* **TASK BRIEF**
Reproduce, exactly and in full, the lines from the one with "Give me the Plotly source for this chart." through the one with "import plotly.graph_objects as go" in the data below; drop pictures.

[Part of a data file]
━━━

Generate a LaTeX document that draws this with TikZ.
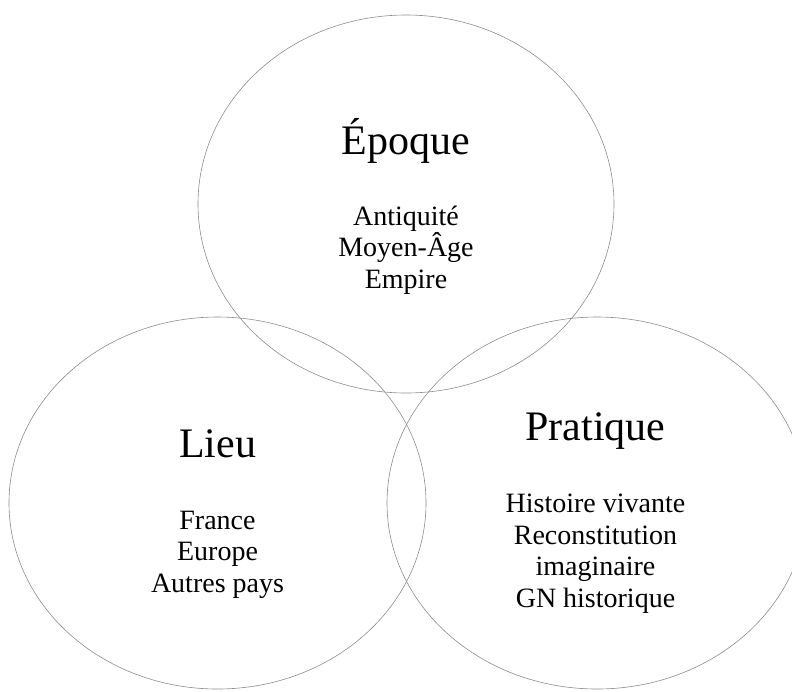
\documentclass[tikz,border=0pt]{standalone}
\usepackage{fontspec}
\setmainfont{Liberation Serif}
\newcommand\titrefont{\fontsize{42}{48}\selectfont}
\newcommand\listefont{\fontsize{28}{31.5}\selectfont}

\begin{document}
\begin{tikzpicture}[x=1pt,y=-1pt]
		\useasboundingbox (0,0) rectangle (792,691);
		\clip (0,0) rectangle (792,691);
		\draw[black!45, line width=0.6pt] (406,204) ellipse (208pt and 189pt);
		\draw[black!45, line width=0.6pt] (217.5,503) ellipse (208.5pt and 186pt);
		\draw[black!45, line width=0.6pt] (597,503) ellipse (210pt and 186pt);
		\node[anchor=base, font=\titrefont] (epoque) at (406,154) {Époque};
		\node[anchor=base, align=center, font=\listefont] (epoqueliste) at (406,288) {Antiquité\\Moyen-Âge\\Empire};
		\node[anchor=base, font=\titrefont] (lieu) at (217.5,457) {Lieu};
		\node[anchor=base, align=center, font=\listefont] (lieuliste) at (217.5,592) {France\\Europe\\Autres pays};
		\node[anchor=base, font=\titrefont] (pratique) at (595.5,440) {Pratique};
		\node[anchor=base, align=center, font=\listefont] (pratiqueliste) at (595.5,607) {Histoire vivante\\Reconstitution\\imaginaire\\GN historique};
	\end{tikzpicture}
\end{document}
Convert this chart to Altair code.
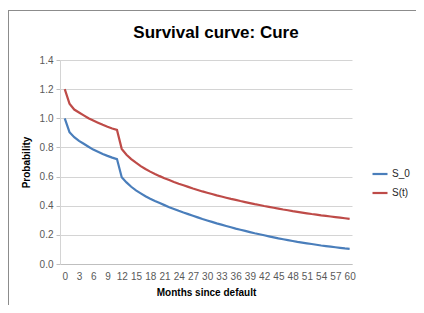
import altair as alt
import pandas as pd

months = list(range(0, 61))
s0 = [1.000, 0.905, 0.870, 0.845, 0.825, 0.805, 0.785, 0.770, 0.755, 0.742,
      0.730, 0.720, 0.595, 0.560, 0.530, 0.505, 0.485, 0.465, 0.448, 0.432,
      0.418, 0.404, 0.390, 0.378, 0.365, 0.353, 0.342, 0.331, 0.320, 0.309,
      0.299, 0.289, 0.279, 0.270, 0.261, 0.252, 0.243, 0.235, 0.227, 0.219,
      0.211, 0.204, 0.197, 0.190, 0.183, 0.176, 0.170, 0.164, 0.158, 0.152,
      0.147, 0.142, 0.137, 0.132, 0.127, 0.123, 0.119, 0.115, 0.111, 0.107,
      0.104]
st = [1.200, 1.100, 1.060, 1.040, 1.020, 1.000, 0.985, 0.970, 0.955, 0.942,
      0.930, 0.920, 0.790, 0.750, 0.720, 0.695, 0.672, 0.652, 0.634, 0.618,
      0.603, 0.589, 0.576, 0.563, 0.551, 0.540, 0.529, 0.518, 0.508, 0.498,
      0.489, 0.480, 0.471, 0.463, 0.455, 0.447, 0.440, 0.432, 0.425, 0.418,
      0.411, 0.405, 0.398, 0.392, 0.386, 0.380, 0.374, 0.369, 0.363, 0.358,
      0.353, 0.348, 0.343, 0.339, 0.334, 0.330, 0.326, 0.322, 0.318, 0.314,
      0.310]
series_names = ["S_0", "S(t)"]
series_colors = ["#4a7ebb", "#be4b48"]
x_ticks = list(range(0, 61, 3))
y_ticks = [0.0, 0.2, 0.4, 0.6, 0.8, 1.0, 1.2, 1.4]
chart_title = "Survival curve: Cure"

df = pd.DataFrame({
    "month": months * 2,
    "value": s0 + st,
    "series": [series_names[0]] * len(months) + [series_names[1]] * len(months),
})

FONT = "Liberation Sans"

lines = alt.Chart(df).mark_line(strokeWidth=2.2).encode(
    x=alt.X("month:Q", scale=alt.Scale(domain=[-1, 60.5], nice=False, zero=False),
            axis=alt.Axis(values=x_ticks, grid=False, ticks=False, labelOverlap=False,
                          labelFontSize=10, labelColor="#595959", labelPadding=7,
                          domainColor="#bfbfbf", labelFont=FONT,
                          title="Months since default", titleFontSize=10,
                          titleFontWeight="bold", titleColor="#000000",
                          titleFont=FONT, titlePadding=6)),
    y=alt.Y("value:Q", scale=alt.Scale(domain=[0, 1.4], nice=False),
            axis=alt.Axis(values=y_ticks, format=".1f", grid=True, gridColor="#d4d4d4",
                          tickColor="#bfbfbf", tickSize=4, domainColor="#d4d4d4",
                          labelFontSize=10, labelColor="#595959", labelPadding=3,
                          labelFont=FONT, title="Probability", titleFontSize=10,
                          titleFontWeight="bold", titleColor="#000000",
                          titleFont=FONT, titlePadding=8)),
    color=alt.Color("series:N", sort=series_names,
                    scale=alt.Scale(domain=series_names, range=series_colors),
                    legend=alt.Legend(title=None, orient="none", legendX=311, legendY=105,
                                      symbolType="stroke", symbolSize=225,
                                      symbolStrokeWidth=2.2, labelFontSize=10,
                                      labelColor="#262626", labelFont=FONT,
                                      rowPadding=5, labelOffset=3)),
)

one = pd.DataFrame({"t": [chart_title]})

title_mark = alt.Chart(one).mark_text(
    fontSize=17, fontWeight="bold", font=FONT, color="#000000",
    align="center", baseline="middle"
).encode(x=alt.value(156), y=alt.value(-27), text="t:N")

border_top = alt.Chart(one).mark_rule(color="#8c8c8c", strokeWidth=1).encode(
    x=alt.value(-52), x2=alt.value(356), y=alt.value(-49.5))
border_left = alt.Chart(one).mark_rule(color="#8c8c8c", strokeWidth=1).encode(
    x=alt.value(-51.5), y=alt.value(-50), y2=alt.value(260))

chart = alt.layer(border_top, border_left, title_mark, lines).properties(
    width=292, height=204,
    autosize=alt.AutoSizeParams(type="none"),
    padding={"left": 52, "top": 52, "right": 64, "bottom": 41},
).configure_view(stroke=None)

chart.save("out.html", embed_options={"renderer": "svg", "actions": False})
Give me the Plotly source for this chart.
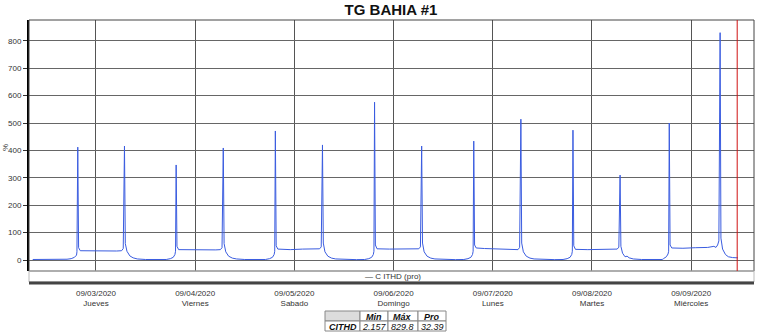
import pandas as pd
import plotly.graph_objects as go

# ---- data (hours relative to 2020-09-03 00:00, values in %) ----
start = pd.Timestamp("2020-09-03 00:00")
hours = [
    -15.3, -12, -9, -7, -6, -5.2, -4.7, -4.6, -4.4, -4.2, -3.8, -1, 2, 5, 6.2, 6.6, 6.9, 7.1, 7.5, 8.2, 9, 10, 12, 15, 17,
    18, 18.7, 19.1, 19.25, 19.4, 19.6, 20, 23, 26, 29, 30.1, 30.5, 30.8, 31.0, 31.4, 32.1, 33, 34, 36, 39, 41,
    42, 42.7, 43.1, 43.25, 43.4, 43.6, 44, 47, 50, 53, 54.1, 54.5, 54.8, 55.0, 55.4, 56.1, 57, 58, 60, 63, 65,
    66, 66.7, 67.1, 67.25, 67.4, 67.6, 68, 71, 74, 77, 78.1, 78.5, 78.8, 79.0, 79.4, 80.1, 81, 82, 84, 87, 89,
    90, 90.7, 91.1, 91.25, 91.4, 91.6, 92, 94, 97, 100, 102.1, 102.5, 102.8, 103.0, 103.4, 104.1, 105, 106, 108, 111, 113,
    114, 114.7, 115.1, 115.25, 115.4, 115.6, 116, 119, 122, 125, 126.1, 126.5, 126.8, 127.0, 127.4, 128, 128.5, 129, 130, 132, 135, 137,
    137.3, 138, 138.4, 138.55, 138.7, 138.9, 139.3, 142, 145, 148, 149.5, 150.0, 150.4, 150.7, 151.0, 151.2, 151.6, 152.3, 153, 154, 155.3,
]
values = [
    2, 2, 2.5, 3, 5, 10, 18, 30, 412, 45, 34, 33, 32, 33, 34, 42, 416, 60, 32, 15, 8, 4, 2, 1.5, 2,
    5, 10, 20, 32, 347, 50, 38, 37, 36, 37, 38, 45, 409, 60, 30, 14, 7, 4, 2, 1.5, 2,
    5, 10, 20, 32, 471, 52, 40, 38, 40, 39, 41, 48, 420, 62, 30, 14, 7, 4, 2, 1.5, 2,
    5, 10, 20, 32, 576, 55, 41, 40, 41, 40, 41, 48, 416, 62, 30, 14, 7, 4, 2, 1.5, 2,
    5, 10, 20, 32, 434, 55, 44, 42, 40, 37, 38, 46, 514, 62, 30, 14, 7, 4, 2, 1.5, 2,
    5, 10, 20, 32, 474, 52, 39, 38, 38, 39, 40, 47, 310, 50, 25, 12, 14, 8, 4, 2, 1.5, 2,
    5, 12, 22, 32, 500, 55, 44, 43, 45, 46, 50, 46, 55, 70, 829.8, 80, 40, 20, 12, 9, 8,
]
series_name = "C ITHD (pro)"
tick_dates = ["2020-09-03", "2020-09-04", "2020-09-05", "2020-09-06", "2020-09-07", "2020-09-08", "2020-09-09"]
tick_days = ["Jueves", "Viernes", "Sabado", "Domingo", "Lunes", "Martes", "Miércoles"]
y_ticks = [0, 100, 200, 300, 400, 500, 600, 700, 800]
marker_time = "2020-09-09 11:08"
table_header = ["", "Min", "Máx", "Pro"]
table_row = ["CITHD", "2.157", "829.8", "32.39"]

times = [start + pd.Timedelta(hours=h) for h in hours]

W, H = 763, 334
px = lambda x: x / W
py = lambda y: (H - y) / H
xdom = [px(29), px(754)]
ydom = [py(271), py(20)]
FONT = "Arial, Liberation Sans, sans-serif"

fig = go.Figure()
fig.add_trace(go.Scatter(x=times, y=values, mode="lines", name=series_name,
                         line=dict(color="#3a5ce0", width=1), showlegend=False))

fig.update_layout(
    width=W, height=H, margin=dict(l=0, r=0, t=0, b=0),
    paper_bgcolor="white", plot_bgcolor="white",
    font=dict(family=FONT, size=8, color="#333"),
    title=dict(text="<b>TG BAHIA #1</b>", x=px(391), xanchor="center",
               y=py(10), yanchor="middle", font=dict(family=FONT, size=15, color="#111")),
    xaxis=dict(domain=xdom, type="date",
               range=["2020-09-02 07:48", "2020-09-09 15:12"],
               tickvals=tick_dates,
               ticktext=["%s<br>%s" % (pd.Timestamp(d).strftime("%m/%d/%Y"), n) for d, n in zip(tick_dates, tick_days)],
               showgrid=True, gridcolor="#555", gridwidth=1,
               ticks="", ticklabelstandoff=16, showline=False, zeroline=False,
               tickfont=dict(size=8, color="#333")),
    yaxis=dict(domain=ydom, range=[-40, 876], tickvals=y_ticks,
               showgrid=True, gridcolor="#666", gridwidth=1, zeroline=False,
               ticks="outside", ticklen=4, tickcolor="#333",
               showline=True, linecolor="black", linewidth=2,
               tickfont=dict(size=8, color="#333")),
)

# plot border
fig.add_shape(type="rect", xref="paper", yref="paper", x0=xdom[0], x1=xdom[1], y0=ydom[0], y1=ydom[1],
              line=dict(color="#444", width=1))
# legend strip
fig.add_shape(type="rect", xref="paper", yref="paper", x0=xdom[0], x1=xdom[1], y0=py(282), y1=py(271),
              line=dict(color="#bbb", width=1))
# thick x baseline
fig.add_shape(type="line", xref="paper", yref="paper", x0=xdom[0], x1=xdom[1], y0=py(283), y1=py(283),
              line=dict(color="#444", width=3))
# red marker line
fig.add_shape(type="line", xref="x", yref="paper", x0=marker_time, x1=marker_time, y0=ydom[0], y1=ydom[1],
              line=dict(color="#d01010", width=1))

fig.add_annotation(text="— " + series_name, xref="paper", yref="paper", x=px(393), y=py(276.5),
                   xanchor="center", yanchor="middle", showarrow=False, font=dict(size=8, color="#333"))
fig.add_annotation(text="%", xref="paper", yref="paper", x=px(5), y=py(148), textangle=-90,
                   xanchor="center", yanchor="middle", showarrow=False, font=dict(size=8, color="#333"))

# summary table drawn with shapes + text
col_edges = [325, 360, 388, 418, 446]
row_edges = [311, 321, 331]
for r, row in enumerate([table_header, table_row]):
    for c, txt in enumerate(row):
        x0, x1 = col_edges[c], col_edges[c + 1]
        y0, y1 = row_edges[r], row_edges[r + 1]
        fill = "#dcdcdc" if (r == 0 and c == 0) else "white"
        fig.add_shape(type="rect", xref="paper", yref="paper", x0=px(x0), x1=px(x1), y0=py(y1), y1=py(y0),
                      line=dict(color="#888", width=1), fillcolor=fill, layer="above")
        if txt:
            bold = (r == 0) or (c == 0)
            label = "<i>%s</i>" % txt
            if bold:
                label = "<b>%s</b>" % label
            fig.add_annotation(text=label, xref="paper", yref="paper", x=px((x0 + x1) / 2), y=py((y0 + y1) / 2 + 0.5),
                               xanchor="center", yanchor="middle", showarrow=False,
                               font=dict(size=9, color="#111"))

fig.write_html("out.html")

━━━

* **RESPONSE BELOW**
Give me the Plotly source for this chart.
import pandas as pd
import plotly.graph_objects as go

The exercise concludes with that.